While Tobin’s confrontational, firebrand style may be off-putting to some, he raises a good question.
“Don’t you want to know who is getting and how much they’re getting?” he asked. “That’s a big part of where your money is going.”
Joshua Wescott, chief of staff for Dane County Executive Joe Parisi, took home $114,534 in 2012. For comparison, President Obama’s former chief of staff Rahm Emanuel made $172,000 in 2009.
Wescott did not return phone calls from Wisconsin Reporter. Parisi, who was in a meeting when Wisconsin Reporter called, made $117,038.
Karin Thurlow, chief of staff for the Dane County Board of Supervisors, made $96,656 last year. Mary Beil, employed by Dane County to lobby the state Legislature for more tax dollars, was paid $91,765.
The average full-time Dane County government employee makes nearly as much as the average family in the county – about $62,000 according to Census data.
Property taxes in the county, meanwhile, have grown $115 during the past dozen years on the average Madison home for the Dane County portion of the tax bill. The proposed 2014 Dane County budget would increase property taxes another $18.39 on the average Madison home.
Wisconsin has some of the highest property tax burdens in the country. A 2011 report from the Tax Foundation found Dane County property taxes ranked 51st in the country at an average of $4,038 per household. That figure, taken from 2005-2009 data, includes city, school district and county property taxes paid.
“This is completely inflammatory and inaccurate,” Charles Hicklin, the county controller, said of the report. Hicklin ranked 23rd in county government pay with a 2012 salary of $123,780.
His beef was not with the salary data; 40 percent — or $190 million — of the county’s $476 million operating budget went to salaries and fringe benefits, he said.
Hicklin raised hackles over the pension payout projections calculated by Taxpayers United of America.

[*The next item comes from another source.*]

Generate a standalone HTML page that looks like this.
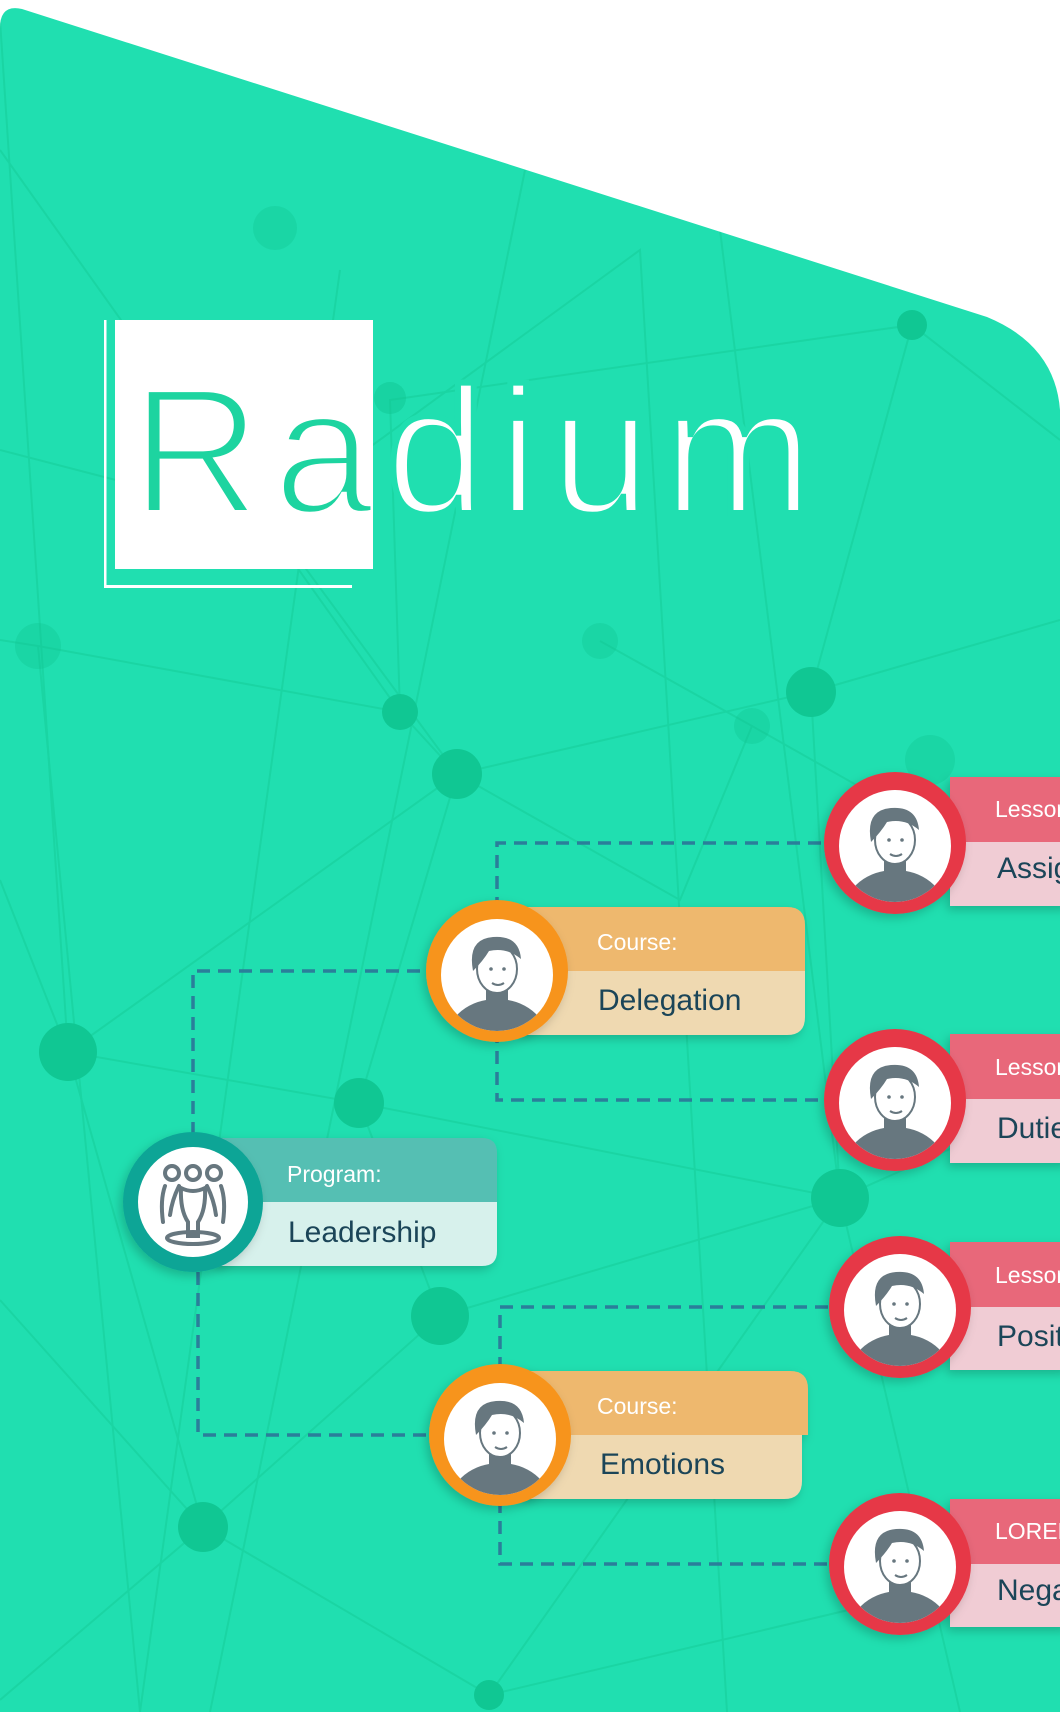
<!DOCTYPE html>
<html><head><meta charset="utf-8"><style>
html,body{margin:0;padding:0;background:#fff;width:1060px;height:1712px;overflow:hidden}
svg{display:block}
text{font-family:"Liberation Sans",sans-serif}
</style></head><body>
<svg width="1060" height="1712" viewBox="0 0 1060 1712" xmlns="http://www.w3.org/2000/svg">
<defs>
<clipPath id="bgclip"><path d="M0,28 Q0,4 22,9 L987,317 Q1055,345 1060,410 L1060,1712 L0,1712 Z"/></clipPath>
<clipPath id="boxclip"><rect x="115" y="320" width="258" height="249"/></clipPath>
<clipPath id="outclip"><path d="M0,0 H1060 V700 H0Z M115,320 V569 H373 V320Z" clip-rule="evenodd"/></clipPath>
<clipPath id="av"><circle cx="0" cy="0" r="56"/></clipPath>
<filter id="sh" x="-30%" y="-30%" width="160%" height="160%"><feDropShadow dx="-3" dy="4" stdDeviation="5" flood-color="#000" flood-opacity="0.2"/></filter>
<g id="person">
 <g clip-path="url(#av)">
  <circle r="57" fill="#fff"/>
  <ellipse cx="0" cy="64" rx="50" ry="40" fill="#67777f"/>
  <rect x="-11" y="8" width="22" height="22" fill="#67777f"/>
  <ellipse cx="0" cy="-6" rx="20" ry="24" fill="#fff" stroke="#67777f" stroke-width="2"/>
  <path d="M-24,-4 Q-30,-36 -4,-38 Q22,-40 24,-16 Q10,-28 -8,-24 Q-14,-14 -24,-4Z" fill="#67777f"/>
  <circle cx="-6" cy="-6" r="1.8" fill="#67777f"/><circle cx="7" cy="-6" r="1.8" fill="#67777f"/>
  <path d="M-5,8 Q1,12 7,8" stroke="#67777f" stroke-width="2" fill="none"/>
 </g>
</g>
</defs>

<g clip-path="url(#bgclip)">
 <rect width="1060" height="1712" fill="#20dfb0"/>
 <g stroke="#14c995" stroke-width="2" opacity="0.45" fill="none">
  <path d="M0,20 L68,1052 M0,150 L400,712 M340,270 L140,1712 M525,170 L210,1712 M0,450 L270,520 L457,774 L811,692 L912,325 L1060,440"/>
  <path d="M270,520 L640,250 L727,1712 M400,712 L457,774 L359,1103 L68,1052 L0,880 M68,1052 L457,774"/>
  <path d="M912,325 L390,400 L400,712 M811,692 L840,1198 L1060,1100 M720,230 L840,1198 M811,692 L1060,620"/>
  <path d="M359,1103 L840,1198 L489,1695 L203,1527 L440,1316 L359,1103 M68,1052 L203,1527 L0,1700"/>
  <path d="M440,1316 L840,1198 M203,1527 L0,1300 M489,1695 L1060,1560 M840,1198 L960,1712 M600,641 L752,726 L1060,900"/>
  <path d="M0,640 L38,646 L400,712 M38,646 L140,1712 M457,774 L680,900 L752,726"/>
 </g>
 <g fill="#10c793">
  <circle cx="912" cy="325" r="15"/><circle cx="811" cy="692" r="25"/><circle cx="457" cy="774" r="25"/>
  <circle cx="400" cy="712" r="18"/><circle cx="68" cy="1052" r="29"/><circle cx="359" cy="1103" r="25"/>
  <circle cx="440" cy="1316" r="29"/><circle cx="840" cy="1198" r="29"/><circle cx="203" cy="1527" r="25"/>
  <circle cx="489" cy="1695" r="15"/><circle cx="390" cy="398" r="16" opacity="0.5"/>
 </g>
 <g fill="#10c793" opacity="0.35">
  <circle cx="38" cy="646" r="23"/><circle cx="600" cy="641" r="18"/><circle cx="752" cy="726" r="18"/><circle cx="275" cy="228" r="22"/><circle cx="930" cy="760" r="25"/>
 </g>
</g>

<!-- Logo -->
<rect x="104" y="320" width="2.5" height="268" fill="#fff"/>
<rect x="104" y="585" width="248" height="3" fill="#fff"/>
<rect x="115" y="320" width="258" height="249" fill="#fff"/>
<text x="131" y="513" font-size="180" textLength="682" lengthAdjust="spacing" fill="#fff" stroke="#20dfb0" stroke-width="6" clip-path="url(#outclip)">Radium</text>
<text x="131" y="513" font-size="180" textLength="682" lengthAdjust="spacing" fill="#1dd4a0" stroke="#fff" stroke-width="6" clip-path="url(#boxclip)">Radium</text>

<!-- Dashed connectors -->
<g stroke="#2a7f9a" stroke-width="3.5" stroke-dasharray="13,8" fill="none">
 <path d="M193,1135 V971 H430"/>
 <path d="M198,1272 V1435 H435"/>
 <path d="M497,1030 V1100 H830 M497,910 V843 H830"/>
 <path d="M500,1370 V1307 H835 M500,1500 V1564 H835"/>
</g>

<!-- Program -->
<g filter="url(#sh)">
 <path d="M218,1138 H482 Q497,1138 497,1153 V1202 H218Z" fill="#55bfb3"/>
 <path d="M218,1202 H497 V1251 Q497,1266 482,1266 H218Z" fill="#d7f1ec"/>
</g>
<text x="287" y="1182" font-size="23" fill="#fff">Program:</text>
<text x="288" y="1242" font-size="30" fill="#1b4558">Leadership</text>
<circle cx="193" cy="1202" r="70" fill="#0aa596" filter="url(#sh)"/>
<circle cx="193" cy="1202" r="55" fill="#fff"/>
<g stroke="#67777f" stroke-width="4" fill="none" stroke-linecap="round">
 <circle cx="172" cy="1173" r="7"/><circle cx="193" cy="1173" r="7"/><circle cx="214" cy="1173" r="7"/>
 <path d="M165,1186 Q160,1200 163,1222 M179,1186 Q172,1200 170,1215"/>
 <path d="M221,1186 Q226,1200 223,1222 M207,1186 Q214,1200 216,1215"/>
 <path d="M181,1188 Q193,1194 205,1188 Q206,1210 198,1222 V1236 H188 V1222 Q180,1210 181,1188Z"/>
 <ellipse cx="193" cy="1238" rx="26" ry="6"/>
</g>

<!-- Course Delegation -->
<g filter="url(#sh)">
 <path d="M524,907 H787 Q805,907 805,925 V971 H524Z" fill="#eeb86e"/>
 <path d="M524,971 H805 V1017 Q805,1035 787,1035 H524Z" fill="#efd9b1"/>
</g>
<text x="597" y="950" font-size="23" fill="#fff">Course:</text>
<text x="598" y="1010" font-size="30" fill="#1b4558">Delegation</text>
<circle cx="497" cy="971" r="71" fill="#f7941d" filter="url(#sh)"/>
<use href="#person" x="497" y="975"/>

<!-- Course Emotions -->
<g filter="url(#sh)">
 <path d="M524,1371 H790 Q808,1371 808,1389 V1435 H524Z" fill="#eeb86e"/>
 <path d="M524,1435 H802 V1481 Q802,1499 784,1499 H524Z" fill="#efd9b1"/>
</g>
<text x="597" y="1414" font-size="23" fill="#fff">Course:</text>
<text x="600" y="1474" font-size="30" fill="#1b4558">Emotions</text>
<circle cx="500" cy="1435" r="71" fill="#f7941d" filter="url(#sh)"/>
<use href="#person" x="500" y="1439"/>

<!-- Lessons -->
<g filter="url(#sh)">
 <rect x="950" y="777" width="120" height="65" fill="#e8687a"/><rect x="950" y="842" width="120" height="64" fill="#f0ccd4"/>
 <rect x="950" y="1034" width="120" height="65" fill="#e8687a"/><rect x="950" y="1099" width="120" height="64" fill="#f0ccd4"/>
 <rect x="950" y="1242" width="120" height="65" fill="#e8687a"/><rect x="950" y="1307" width="120" height="63" fill="#f0ccd4"/>
 <rect x="950" y="1499" width="120" height="65" fill="#e8687a"/><rect x="950" y="1564" width="120" height="63" fill="#f0ccd4"/>
</g>
<g font-size="23" fill="#fff">
 <text x="995" y="817">Lesson:</text><text x="995" y="1075">Lesson:</text><text x="995" y="1283">Lesson:</text><text x="995" y="1539">LOREM</text>
</g>
<g font-size="30" fill="#1b4558">
 <text x="997" y="878">Assignment</text><text x="997" y="1138">Duties</text><text x="997" y="1346">Positive</text><text x="997" y="1600">Negative</text>
</g>
<g>
 <circle cx="895" cy="843" r="71" fill="#e63946" filter="url(#sh)"/><use href="#person" x="895" y="846"/>
 <circle cx="895" cy="1100" r="71" fill="#e63946" filter="url(#sh)"/><use href="#person" x="895" y="1103"/>
 <circle cx="900" cy="1307" r="71" fill="#e63946" filter="url(#sh)"/><use href="#person" x="900" y="1310"/>
 <circle cx="900" cy="1564" r="71" fill="#e63946" filter="url(#sh)"/><use href="#person" x="900" y="1567"/>
</g>
</svg>
</body></html>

TUA took the data from top 100 salary earners in Dane County government and projected they would take home lifetime pension and Social Security payments between $1.9 million and $3.5 million.
That works out to about $91,000 to $169,000 a year, depending on salary.
To come to those numbers, TUA estimates government employees work 41 years, retire at age 65, live to age 86 and receive Social Security with 4-percent salary increases. A mitigating factor is TUA assumes no annual pension increases from growth in the Wisconsin Retirement System.
All told, Tobin’s pension numbers are exaggerated in most instances. A worker would have to spend the majority of his career in the government sector to reach the payouts Tobin projects.
“They criticize us for making estimates,” he said. “We’d rather just do it from the real data. They won’t give us the real data.”
Wisconsin is one of 17 states without a public pension sunshine law.
“While our pension estimates are a very useful tool, I encourage Madison and all Wisconsin taxpayers to demand the right to review pension payments,” he said.